5. 社会保険料は重い…どう付き合う?FPの提案

ここまで、国民健康保険のしくみと参考保険料について確認してきました。大事なのは公的な「保障」の内容を知っておくことです。

病気やケガなどで病院を受診したことがある方は、実際に窓口に支払う金額が3割負担になっていることに気付かれると思います。

実は、負担割合の軽減だけではなく、万一、月の負担額が多くなった場合に備えて「高額療養費制度」があることも押さえておきましょう。

「高額療養費制度」は所得により医療費の上限額を定めるものです。これにより、医療機関や薬局の窓口で支払った額が上限額を超えた場合、超えた金額が支給されます。

たとえば、70歳未満で年収370万円~770万円の人が入院したとしましょう。治療費が100万円かかったとすると、本来は3割負担で30万円の負担になります。

しかし、自己負担額はひと月あたり8万7430円となるので、差額の21万2570円があとから支給されるということです。さらに、1年以内のうちに3回以上の上限額に達した場合は、4回目から「多数回」該当となり、月の上限額がもっと下がります。

先程の年収例に該当する方は、ひと月あたり、4万4400円となります。保険料の納付額は負担に思われる方が多いかと思いますが、制度としては諸外国と比較しても充実した制度といえるでしょう。

ただし、日本の保険制度では一定の負担額は軽減できますが、入院時の食費や個室に入られたときの差額ベット代は自己負担となります。
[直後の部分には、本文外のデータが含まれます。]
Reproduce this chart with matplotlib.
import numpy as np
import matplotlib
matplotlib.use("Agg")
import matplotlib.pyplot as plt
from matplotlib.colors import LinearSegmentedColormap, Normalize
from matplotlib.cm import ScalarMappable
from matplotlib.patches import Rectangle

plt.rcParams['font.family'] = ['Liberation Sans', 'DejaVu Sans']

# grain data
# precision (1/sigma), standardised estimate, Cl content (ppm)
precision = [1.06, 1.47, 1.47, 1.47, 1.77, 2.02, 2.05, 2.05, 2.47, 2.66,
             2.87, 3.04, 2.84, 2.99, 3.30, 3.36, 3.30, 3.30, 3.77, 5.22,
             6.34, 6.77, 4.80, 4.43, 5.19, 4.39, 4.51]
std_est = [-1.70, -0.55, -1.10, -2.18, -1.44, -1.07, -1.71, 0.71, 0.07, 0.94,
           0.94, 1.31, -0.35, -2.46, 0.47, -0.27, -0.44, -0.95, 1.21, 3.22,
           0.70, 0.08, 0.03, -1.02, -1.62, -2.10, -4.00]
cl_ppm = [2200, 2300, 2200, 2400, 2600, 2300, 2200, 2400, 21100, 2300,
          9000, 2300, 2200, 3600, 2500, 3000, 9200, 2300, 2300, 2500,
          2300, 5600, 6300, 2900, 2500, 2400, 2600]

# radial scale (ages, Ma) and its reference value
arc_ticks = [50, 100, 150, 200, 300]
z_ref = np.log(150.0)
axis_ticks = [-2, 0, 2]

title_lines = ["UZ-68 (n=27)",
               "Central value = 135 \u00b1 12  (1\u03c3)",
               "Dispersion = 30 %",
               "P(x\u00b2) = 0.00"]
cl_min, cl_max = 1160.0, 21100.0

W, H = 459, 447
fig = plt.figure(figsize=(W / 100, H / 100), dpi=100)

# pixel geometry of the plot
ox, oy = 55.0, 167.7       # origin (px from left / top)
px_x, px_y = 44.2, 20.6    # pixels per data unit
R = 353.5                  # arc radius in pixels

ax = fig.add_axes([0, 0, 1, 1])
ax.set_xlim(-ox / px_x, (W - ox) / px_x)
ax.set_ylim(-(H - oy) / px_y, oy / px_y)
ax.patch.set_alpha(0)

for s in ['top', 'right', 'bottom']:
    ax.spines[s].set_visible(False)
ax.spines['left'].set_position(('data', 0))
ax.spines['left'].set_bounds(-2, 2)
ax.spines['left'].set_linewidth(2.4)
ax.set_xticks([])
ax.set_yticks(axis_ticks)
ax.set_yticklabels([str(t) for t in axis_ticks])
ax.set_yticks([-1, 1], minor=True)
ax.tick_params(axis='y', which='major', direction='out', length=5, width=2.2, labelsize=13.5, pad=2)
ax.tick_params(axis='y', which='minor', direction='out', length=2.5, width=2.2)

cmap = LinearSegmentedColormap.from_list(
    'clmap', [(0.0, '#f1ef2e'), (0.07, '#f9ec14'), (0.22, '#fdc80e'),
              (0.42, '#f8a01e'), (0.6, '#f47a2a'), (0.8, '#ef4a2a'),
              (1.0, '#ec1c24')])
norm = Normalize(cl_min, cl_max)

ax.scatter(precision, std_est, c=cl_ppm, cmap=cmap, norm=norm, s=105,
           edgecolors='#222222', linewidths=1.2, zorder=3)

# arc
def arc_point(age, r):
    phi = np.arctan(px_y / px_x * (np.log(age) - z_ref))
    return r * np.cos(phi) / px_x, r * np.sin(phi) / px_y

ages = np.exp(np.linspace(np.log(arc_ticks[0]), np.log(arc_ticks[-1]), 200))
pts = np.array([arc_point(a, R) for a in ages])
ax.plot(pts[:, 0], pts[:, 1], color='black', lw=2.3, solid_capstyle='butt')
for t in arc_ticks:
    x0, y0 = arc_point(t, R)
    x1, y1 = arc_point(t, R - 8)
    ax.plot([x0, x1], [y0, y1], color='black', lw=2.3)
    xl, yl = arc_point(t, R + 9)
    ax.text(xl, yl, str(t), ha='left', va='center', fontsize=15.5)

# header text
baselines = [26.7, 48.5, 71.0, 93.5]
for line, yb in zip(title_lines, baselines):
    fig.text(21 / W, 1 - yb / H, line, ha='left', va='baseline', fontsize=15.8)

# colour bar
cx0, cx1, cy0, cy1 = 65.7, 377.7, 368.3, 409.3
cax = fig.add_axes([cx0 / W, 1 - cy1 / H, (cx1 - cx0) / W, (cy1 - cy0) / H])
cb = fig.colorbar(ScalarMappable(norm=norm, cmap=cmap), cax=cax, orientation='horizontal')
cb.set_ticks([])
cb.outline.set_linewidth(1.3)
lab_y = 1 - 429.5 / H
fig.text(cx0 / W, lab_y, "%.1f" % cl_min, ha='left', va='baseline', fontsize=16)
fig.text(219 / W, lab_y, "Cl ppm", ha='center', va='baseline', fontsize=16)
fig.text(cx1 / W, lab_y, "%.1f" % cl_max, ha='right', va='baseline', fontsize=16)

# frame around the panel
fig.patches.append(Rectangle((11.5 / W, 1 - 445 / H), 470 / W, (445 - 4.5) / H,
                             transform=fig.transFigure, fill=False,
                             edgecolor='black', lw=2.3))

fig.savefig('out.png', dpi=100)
不足する分は民間の医療保険やがん保険で、万一があった時の大きな出費の備えをしておくとよいでしょう。

6. まとめにかえて

6月や7月から2024年度の国民健康保険料の支払いが始まりました。国民健康保険の加入者は国民年金にも加入しているため、そちらの負担も大きいでしょう。

さらに、保険料は年々増加傾向にあります。

払う保険料だけでなく、使える給付面にも目を向けて、利用できる制度がないか注視しておくことが大切です。